La Garde républicaine congolaise détourne la circulation de la scène d'une tentative de coup d'État à Kinshasa, le 19 mai 2024. AFP / ARSENE MPIANA
Au lendemain de la tentative de coup d'Etat que l'armée de la République démocratique du Congo dit avoir déjouée, les habitants de Kinshasa s'interrogent sur les intentions des présumés putschistes et la facilité avec laquelle ils ont pu accéder au cœur du pouvoir.
Pourquoi ont-ils attaqué le domicile d'un ministre? Puis investi le palais de la Nation, un bâtiment vide la nuit, plutôt que la télévision nationale par exemple? Y'a-t-il eu des complicités, en plus d'une défaillance des services de renseignement? Que voulaient ces hommes exactement, cinq mois après la réélection du président Félix Tshisekedi, à la tête depuis 2019 de ce vaste pays d'Afrique centrale, au sous-sol très riche mais à la population majoritairement pauvre?
"Félix est tombé... Nous sommes vainqueurs", avait lancé tôt dimanche matin à l'intérieur du palais de la Nation le chef présumé des putschistes, Christian Malanga, un "Congolais naturalisé américain" selon les autorités, avant d'être abattu par les forces de sécurité qui ont mis fin à son aventure.
Sur la vidéo qu'ils ont eux-mêmes postée sur les réseaux sociaux, les assaillants posaient devant un drapeau du Zaïre, nom de la RDC du temps de Mobutu Sese Seko, le dictateur renversé en 1997. "Vive le Zaïre, vive les enfants de Mobutu", criait aussi Malanga, un ancien militaire de 41 ans qui s'était lancé dans les affaires et la politique, fondateur d'un petit parti de la diaspora.

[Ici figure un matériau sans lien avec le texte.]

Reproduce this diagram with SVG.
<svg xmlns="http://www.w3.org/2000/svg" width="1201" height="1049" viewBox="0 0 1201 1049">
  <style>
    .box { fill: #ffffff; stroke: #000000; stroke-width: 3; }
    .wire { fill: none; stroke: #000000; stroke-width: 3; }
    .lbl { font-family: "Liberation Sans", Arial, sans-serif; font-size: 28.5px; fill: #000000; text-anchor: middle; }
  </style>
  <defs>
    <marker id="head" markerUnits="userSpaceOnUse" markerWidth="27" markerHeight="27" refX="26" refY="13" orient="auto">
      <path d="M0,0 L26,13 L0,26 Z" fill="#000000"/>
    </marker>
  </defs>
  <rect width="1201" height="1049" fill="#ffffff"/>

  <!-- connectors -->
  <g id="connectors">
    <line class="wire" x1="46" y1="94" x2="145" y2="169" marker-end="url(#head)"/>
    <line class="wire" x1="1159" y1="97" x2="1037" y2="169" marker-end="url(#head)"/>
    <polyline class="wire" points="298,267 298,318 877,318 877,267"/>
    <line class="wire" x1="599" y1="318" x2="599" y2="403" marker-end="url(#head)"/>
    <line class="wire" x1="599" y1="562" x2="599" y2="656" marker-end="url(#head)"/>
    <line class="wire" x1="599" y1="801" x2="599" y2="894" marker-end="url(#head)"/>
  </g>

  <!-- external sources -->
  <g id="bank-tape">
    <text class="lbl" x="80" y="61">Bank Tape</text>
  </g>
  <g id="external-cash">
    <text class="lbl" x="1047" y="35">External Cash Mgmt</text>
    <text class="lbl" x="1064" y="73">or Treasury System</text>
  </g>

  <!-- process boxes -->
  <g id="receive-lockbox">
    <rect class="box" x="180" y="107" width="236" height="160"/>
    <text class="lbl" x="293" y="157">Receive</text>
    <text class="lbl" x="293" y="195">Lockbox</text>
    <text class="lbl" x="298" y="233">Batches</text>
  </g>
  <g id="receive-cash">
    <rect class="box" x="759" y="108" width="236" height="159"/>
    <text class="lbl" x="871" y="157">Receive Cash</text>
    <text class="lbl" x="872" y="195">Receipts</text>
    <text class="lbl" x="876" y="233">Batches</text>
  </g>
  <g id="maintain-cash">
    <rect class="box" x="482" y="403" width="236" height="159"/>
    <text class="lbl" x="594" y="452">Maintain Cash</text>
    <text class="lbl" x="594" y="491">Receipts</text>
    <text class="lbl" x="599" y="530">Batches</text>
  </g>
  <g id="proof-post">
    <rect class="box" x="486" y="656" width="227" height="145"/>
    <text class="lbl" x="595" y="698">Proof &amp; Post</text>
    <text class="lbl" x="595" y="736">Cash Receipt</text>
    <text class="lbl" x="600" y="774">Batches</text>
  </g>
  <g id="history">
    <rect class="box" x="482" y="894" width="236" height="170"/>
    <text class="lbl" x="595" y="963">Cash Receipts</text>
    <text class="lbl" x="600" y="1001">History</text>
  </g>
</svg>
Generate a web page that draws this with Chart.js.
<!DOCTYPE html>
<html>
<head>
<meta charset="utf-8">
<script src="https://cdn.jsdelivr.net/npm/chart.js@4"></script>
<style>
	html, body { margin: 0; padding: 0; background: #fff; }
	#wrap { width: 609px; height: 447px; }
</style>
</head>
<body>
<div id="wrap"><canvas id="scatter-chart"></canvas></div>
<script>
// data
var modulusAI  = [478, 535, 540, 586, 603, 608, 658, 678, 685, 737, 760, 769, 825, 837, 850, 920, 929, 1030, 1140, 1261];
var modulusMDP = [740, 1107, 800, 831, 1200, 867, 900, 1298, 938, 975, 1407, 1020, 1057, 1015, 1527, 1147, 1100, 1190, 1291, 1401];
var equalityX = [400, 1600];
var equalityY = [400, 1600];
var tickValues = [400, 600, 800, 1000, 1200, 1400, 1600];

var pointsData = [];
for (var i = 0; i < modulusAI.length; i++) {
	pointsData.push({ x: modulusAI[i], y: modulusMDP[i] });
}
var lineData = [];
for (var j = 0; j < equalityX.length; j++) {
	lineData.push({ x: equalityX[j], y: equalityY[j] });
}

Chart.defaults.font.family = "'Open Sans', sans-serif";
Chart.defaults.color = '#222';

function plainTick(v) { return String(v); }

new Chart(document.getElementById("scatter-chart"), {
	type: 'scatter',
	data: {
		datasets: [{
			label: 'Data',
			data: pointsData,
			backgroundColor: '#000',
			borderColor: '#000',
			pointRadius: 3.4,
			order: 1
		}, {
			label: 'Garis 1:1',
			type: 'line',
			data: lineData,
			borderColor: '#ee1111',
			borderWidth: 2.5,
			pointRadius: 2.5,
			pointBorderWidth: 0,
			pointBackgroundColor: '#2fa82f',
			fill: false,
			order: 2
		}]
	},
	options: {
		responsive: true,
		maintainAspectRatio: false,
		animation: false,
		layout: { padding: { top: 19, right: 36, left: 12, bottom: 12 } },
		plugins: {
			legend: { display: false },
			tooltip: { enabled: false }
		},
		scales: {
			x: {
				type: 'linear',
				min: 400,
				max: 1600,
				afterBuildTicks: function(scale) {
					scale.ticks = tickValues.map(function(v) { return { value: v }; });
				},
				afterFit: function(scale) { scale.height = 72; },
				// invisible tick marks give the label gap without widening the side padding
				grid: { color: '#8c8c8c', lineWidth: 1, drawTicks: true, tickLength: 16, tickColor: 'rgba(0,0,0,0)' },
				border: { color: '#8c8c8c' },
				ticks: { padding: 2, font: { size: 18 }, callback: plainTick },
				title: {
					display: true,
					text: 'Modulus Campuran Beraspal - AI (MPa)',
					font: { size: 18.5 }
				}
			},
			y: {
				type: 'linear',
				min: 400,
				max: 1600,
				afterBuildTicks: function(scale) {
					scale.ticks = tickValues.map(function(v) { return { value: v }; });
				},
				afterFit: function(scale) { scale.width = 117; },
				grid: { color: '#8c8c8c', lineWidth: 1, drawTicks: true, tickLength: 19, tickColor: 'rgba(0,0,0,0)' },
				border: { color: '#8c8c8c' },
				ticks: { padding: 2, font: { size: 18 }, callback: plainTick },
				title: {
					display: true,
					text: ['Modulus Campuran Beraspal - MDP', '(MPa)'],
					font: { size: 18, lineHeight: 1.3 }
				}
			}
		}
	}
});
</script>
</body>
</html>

Avant le palais de la Nation, bâtiment historique abritant des bureaux de la présidence, situé au bord du fleuve Congo dans la commune huppée de la Gombe, les assaillants avaient attaqué non loin de là le domicile du ministre de l'Economie Vital Kamerhe, figure de la politique congolaise choisi par la coalition au pouvoir pour devenir président de l'Assemblée nationale. Le ministre et sa famille n'ont pas été touchés, mais deux policiers affectés à leur protection ont été tués.
Cette attaque "visait à assassiner" M. Kamerhe, affirme lundi son entourage, en montrant aux journalistes les impacts de balles sur les véhicules et les murs de la résidence et les vitres brisées, qui attestent de la violence de l'assaut.
"La vie est très dure"
Selon le porte-parole de l'armée, le général Sylvain Ekenge, les auteurs de ce "coup d'Etat étouffé dans l’œuf" étaient une cinquantaine au total, dont plusieurs Américains - Malanga, son fils et "deux Blancs" - et un Congolais "naturalisé britannique". Environ 40 ont été arrêtés et quatre tués.

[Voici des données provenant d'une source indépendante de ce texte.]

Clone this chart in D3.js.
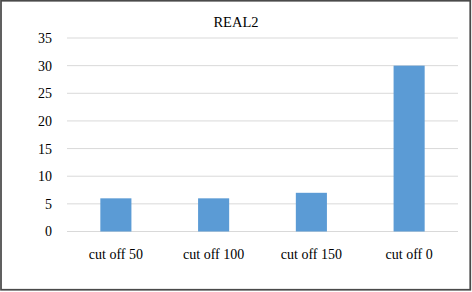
<!DOCTYPE html>
<html>
<head>
<meta charset="utf-8">
<script src="https://cdn.jsdelivr.net/npm/d3@7"></script>
<style>
  body { margin: 0; background: #fff; }
</style>
</head>
<body>
<div id="chart"></div>
<script>
// chart data
var categories = ["cut off 50", "cut off 100", "cut off 150", "cut off 0"];
var values = [6, 6, 7, 30];
var yTicks = [0, 5, 10, 15, 20, 25, 30, 35];
var title = "REAL2";

var width = 472, height = 292;
var margin = {top: 38, right: 14, bottom: 60.5, left: 67};
var serif = "'Liberation Serif', 'Times New Roman', Times, serif";

var svg = d3.select("#chart")
            .append("svg")
            .attr("width", width)
            .attr("height", height);

// outer frame
svg.append("rect")
   .attr("x", 1).attr("y", 0.75)
   .attr("width", width - 2.75).attr("height", height - 3)
   .attr("fill", "#fff")
   .attr("stroke", "#4a4a4a")
   .attr("stroke-width", 1.75);

var x = d3.scaleBand()
          .domain(categories)
          .range([margin.left, width - margin.right])
          .paddingInner(0.682)
          .paddingOuter(0.341);

var y = d3.scaleLinear()
          .domain([0, 35])
          .range([height - margin.bottom, margin.top]);

// gridlines
svg.append("g")
   .selectAll("line")
   .data(yTicks)
   .join("line")
   .attr("x1", margin.left)
   .attr("x2", width - margin.right)
   .attr("y1", function(d) { return y(d); })
   .attr("y2", function(d) { return y(d); })
   .attr("stroke", "#d9d9d9")
   .attr("stroke-width", 1);

// y labels
var yAxis = svg.append("g")
   .attr("transform", "translate(" + margin.left + ",0)")
   .call(d3.axisLeft(y).tickValues(yTicks).tickSize(0).tickPadding(15));
yAxis.select(".domain").remove();
yAxis.attr("font-family", serif).attr("font-size", 14);
yAxis.selectAll("text").attr("fill", "#000");

// bars
svg.append("g")
   .selectAll("rect")
   .data(values)
   .join("rect")
   .attr("x", function(d, i) { return x(categories[i]); })
   .attr("width", x.bandwidth())
   .attr("y", function(d) { return y(d); })
   .attr("height", function(d) { return y(0) - y(d); })
   .attr("fill", "#5b9bd5");

// x labels
var xAxis = svg.append("g")
   .attr("transform", "translate(0," + y(0) + ")")
   .call(d3.axisBottom(x).tickSize(0).tickPadding(18));
xAxis.select(".domain").remove();
xAxis.attr("font-family", serif).attr("font-size", 14);
xAxis.selectAll("text").attr("fill", "#000");

// title
svg.append("text")
   .attr("x", 236)
   .attr("y", 27)
   .attr("text-anchor", "middle")
   .attr("font-family", serif)
   .attr("font-size", 14.5)
   .text(title);
</script>
</body>
</html>
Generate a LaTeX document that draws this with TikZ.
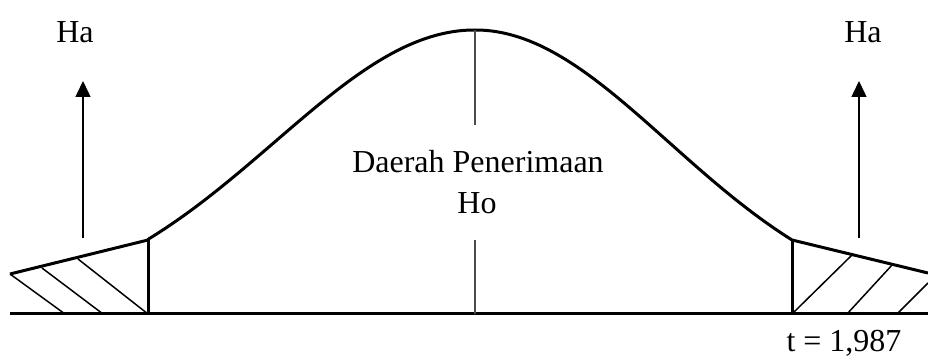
\documentclass[tikz,border=0pt]{standalone}
\usepackage{fontspec}
\setmainfont{Liberation Serif}
\usetikzlibrary{arrows.meta}
\tikzset{
  thick line/.style={line width=1.5pt,line join=round},
  hatch/.style={line width=0.75pt},
  mid line/.style={line width=1pt,gray!60!black}
}
\begin{document}
\begin{tikzpicture}[x=0.5pt,y=-0.5pt,>={Triangle[width=7.5pt,length=8pt]},font=\fontsize{16}{19}\selectfont]
\useasboundingbox (0,0) rectangle (928,358);
% axis, tails and curve
\coordinate (lt) at (148,240); \coordinate (lb) at (148,314);
\coordinate (rt) at (792,240); \coordinate (rb) at (792,314);
\draw[thick line] (10,314) -- (928,314);
\draw[thick line] (10,274) -- (lt)
  -- plot[domain=148:475,samples=60] (\x,{314-284*exp(-0.5*((\x-475)/200)^2)})
  -- plot[domain=475:792,samples=60] (\x,{314-284*exp(-0.5*((\x-475)/193.3)^2)})
  -- (928,273);
\draw[thick line] (lt) -- (lb);
\draw[thick line] (rt) -- (rb);
% rejection regions
\draw[hatch] (10,274) -- (65,314) (42,268) -- (103,314) (78,259) -- (lb);
\draw[hatch] (rb) -- (852,255) (847,314) -- (893,264) (897,314) -- (928,283);
% centre line and labels
\draw[mid line] (475,30) -- (475,125) (475,240) -- (475,314);
\node (dp) at (478,162) {Daerah Penerimaan};
\node (ho) at (477,203) {Ho};
\node (hal) at (75,32) {Ha};
\node (har) at (863,32) {Ha};
\coordinate (al) at (83,238); \coordinate (alt) at (83,81);
\coordinate (ar) at (859,238); \coordinate (art) at (859,81);
\draw[->,line width=0.75pt] (al) -- (alt);
\draw[->,line width=0.75pt] (ar) -- (art);
\node[anchor=base,inner sep=0pt] (tv) at (844,351) {t = 1,987};
\end{tikzpicture}
\end{document}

Nombre de Congolais restaient lundi très sceptiques face à ces informations officielles. "Je n'ai pas peur, car j'ai déjà vu plus que cette blague!", déclare à l'AFP Maman Ndosi, vendeuse de pain et d'avocats, assise devant sa marchandise dans la commune de la Gombe, où les activités ont repris normalement lundi matin. "Que les politiciens arrêtent de nous distraire, la vie est déjà très dure dans ce pays", ajoute cette mère de famille. "Ils tentent de détourner notre attention des problèmes sociaux et de sécurité", juge Joël, fonctionnaire. "Je ne pense pas qu'en plein centre ville de la capitale, des assaillants puissent prendre d'assaut la maison d'un ministre ou le palais de la Nation sans que les autorités ne soient informées", lâche-t-il.
Après l'Union africaine dimanche soir, la Communauté de développement de l'Afrique australe (SADC) a condamné lundi "avec force" cette "tentative de coup d'Etat" où, a-t-elle indiqué dans un communiqué, "des hommes armés ont entrepris d'attaquer les domiciles de membres du gouvernement et celui du président Félix Tshisekedi". Le porte-parole de l'armée de RDC a fait état dimanche soir du projet - non abouti - des putschistes d'attaquer les résidences d'autres membres du gouvernement, mais n'a pas évoqué celle du chef de l'Etat.
Ces événements ont lieu alors que des tiraillements politiques retardent la mise en place du gouvernement et que le pays est confronté dans sa partie est à une grave crise sécuritaire, une rébellion (le M23), soutenue par le Rwanda, occupant de vastes pans de la province du Nord-Kivu.